Tuesday, August 2, 2011

Where did the summer go...

Sitting here tonight, I couldn't believe it's already August. I feel like life is flying by and I haven't even seen it. I'm still getting use to this whole 30 thing, I don't feel any older and it seems everyone else thinks I am only 19.. lol! Not sure if that's a good thing, I guess thanks, I have good skin! I just got back from a cruise with my mom, aunt, grandmother and cousin, we had a good time.. however I think I might be cruised out, even though it's really the only way to really get away from everything.
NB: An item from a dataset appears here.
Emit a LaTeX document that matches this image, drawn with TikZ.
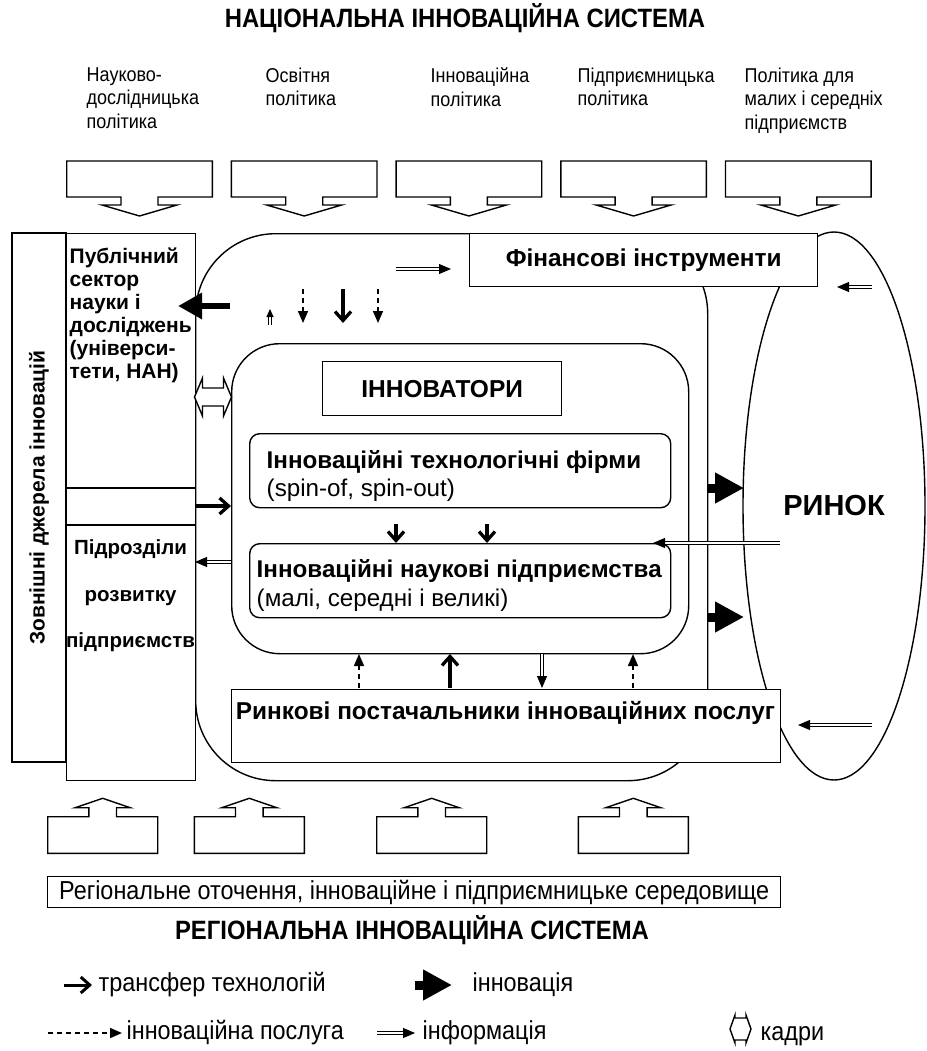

School starts in less than two weeks for teachers, but that's ok, I think I am ready to have a routine again. The sooner the year starts, the sooner it will be over and I'll be closer to finishing my masters.. yippee!
With the end of summer, that means I am only a few weeks from my audition for the voice, that I am so excited to even do this whether I make it to the next round or not, it's just the fact I am finally doing something for myself.  I seem to be rambling tonight, but also with the end of summer means I am finishing my first graduate class... It's a lot of work for one week, but I am getting the hang of it and again it's hard to believe five weeks has almost passed. I hope I do well on the final, I suck at testing, no really. I think the information could be glued to my hand and I would still miss questions. Hopefully it will be different.
I read about a documentary that recently came out, The Bully Project, the trailer itself made me sad, but I would like to watch to understand, and I still want to see Waiting for Superman.
My dad is scheduled to have his surgery tomorrow afternoon, I am just glad we are all back and here for him I know he is nervous and scared, but we pray and hope for the best outcome.
This blog started about the summer, but somewhere took a turn into many ramblings all things that needed to be expressed, I guess.
Did I mention I my be homeless soon, only because my apartments are trying to raise my rent a ridiculous amount, I just hope it all works out the way it's suppose to... I am trying to keep from trying to do it my way, because that never works out.